Given the Commissioner has recently confirmed that he will not appeal the Federal Court decision, where does this leave us? When will a conditional right to acquire shares, which later becomes an ESS interest, be enough to trigger a taxing point under the ESS rules? And what is the impact of this decision given the more recent amendments to the ESS rules in the context of interests issued by ‘start ups’?
To the extent that rights are acquired post 1 July 2015 and the taxpayer is eligible to access the ‘start up’ concessions, the decision in Davies is likely to have very little impact, given that no taxing point will be triggered until ultimate disposal of the shares.

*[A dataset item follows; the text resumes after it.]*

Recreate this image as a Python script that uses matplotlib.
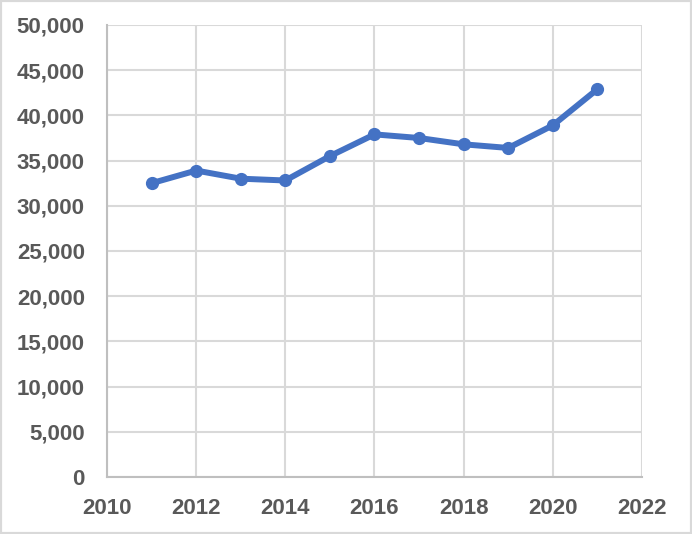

However, following the decision in Davies, in circumstances where an employee is granted a conditional (indeterminate) right to acquire shares and that condition is satisfied post 1 July 2015, access to the new concessions may no longer be available, with the date of grant reverting to the earlier time (pre 1 July 2015) when the conditional right was granted. This means that the taxation of such rights will be brought back within the ESS regime which existed prior to this date.
In circumstances where the ‘start up’ concessions do not apply, at the very least, the timing of taxation will be shifted from the date that any conditions are satisfied to the date the conditional rights are granted.
Further, Taxpayers who have completed income tax returns on the basis of having acquired a right to be issued with ESS interests on the date that such interests became unconditional (consistent with the decision in Fowler), may now be required to amend their income tax returns based on the application of the indeterminate rights provisions to include the discount as at the date a right to those interests was first acquired.